Supplied material:
####################

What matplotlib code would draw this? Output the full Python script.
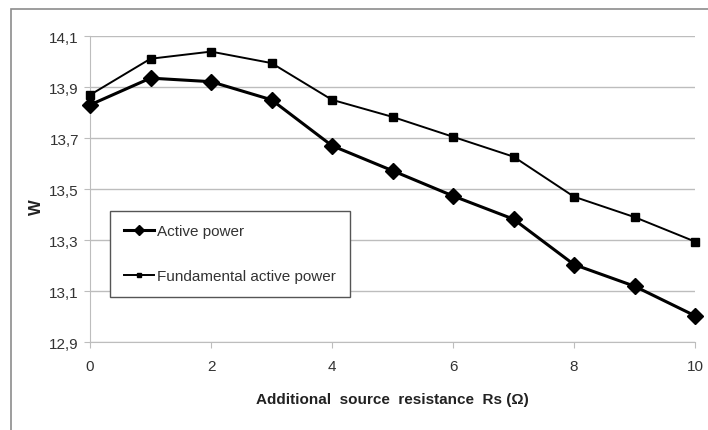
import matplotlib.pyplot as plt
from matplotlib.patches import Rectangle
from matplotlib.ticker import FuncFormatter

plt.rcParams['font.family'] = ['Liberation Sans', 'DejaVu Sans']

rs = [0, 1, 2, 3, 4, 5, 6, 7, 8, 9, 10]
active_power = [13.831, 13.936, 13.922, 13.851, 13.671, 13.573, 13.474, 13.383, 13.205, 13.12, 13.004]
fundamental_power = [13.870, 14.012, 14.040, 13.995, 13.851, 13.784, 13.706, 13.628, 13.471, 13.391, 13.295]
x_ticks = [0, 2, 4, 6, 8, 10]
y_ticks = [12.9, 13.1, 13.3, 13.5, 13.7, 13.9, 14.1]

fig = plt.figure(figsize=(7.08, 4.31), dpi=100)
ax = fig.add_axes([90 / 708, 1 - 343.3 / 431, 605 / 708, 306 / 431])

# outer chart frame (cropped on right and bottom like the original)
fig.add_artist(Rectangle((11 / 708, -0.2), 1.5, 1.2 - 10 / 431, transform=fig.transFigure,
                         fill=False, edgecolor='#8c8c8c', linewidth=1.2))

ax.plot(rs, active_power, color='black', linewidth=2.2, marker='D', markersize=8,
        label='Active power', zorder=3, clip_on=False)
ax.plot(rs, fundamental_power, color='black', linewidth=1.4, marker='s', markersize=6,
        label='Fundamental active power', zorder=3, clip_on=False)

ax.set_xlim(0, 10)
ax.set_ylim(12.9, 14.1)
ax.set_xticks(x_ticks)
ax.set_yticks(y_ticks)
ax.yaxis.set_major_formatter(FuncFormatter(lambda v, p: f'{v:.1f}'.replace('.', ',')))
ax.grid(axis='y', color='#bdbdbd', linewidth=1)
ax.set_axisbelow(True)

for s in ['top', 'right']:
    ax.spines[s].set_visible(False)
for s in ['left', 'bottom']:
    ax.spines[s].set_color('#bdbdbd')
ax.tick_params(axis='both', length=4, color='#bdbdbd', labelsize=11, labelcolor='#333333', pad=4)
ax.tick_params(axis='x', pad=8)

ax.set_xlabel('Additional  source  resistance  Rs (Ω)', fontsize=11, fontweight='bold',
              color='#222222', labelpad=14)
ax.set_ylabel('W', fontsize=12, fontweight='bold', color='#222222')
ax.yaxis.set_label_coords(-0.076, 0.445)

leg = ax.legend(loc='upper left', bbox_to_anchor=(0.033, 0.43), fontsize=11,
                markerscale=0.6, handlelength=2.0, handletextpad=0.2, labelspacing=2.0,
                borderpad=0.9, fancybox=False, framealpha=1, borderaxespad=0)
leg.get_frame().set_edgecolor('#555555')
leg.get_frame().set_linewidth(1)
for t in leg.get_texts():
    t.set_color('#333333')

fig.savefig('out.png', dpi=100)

####################

Every line is to be duplicated exactly, though pictures stay out.

What matplotlib code would draw this? Output the full Python script.
import matplotlib.pyplot as plt
from matplotlib.patches import Rectangle
from matplotlib.ticker import FuncFormatter

plt.rcParams['font.family'] = ['Liberation Sans', 'DejaVu Sans']

rs = [0, 1, 2, 3, 4, 5, 6, 7, 8, 9, 10]
active_power = [13.831, 13.936, 13.922, 13.851, 13.671, 13.573, 13.474, 13.383, 13.205, 13.12, 13.004]
fundamental_power = [13.870, 14.012, 14.040, 13.995, 13.851, 13.784, 13.706, 13.628, 13.471, 13.391, 13.295]
x_ticks = [0, 2, 4, 6, 8, 10]
y_ticks = [12.9, 13.1, 13.3, 13.5, 13.7, 13.9, 14.1]

fig = plt.figure(figsize=(7.08, 4.31), dpi=100)
ax = fig.add_axes([90 / 708, 1 - 343.3 / 431, 605 / 708, 306 / 431])

# outer chart frame (cropped on right and bottom like the original)
fig.add_artist(Rectangle((11 / 708, -0.2), 1.5, 1.2 - 10 / 431, transform=fig.transFigure,
                         fill=False, edgecolor='#8c8c8c', linewidth=1.2))

ax.plot(rs, active_power, color='black', linewidth=2.2, marker='D', markersize=8,
        label='Active power', zorder=3, clip_on=False)
ax.plot(rs, fundamental_power, color='black', linewidth=1.4, marker='s', markersize=6,
        label='Fundamental active power', zorder=3, clip_on=False)

ax.set_xlim(0, 10)
ax.set_ylim(12.9, 14.1)
ax.set_xticks(x_ticks)
ax.set_yticks(y_ticks)
ax.yaxis.set_major_formatter(FuncFormatter(lambda v, p: f'{v:.1f}'.replace('.', ',')))
ax.grid(axis='y', color='#bdbdbd', linewidth=1)
ax.set_axisbelow(True)

for s in ['top', 'right']:
    ax.spines[s].set_visible(False)
for s in ['left', 'bottom']:
    ax.spines[s].set_color('#bdbdbd')
ax.tick_params(axis='both', length=4, color='#bdbdbd', labelsize=11, labelcolor='#333333', pad=4)
ax.tick_params(axis='x', pad=8)

ax.set_xlabel('Additional  source  resistance  Rs (Ω)', fontsize=11, fontweight='bold',
              color='#222222', labelpad=14)
ax.set_ylabel('W', fontsize=12, fontweight='bold', color='#222222')
ax.yaxis.set_label_coords(-0.076, 0.445)

leg = ax.legend(loc='upper left', bbox_to_anchor=(0.033, 0.43), fontsize=11,
                markerscale=0.6, handlelength=2.0, handletextpad=0.2, labelspacing=2.0,
                borderpad=0.9, fancybox=False, framealpha=1, borderaxespad=0)
leg.get_frame().set_edgecolor('#555555')
leg.get_frame().set_linewidth(1)
for t in leg.get_texts():
    t.set_color('#333333')

fig.savefig('out.png', dpi=100)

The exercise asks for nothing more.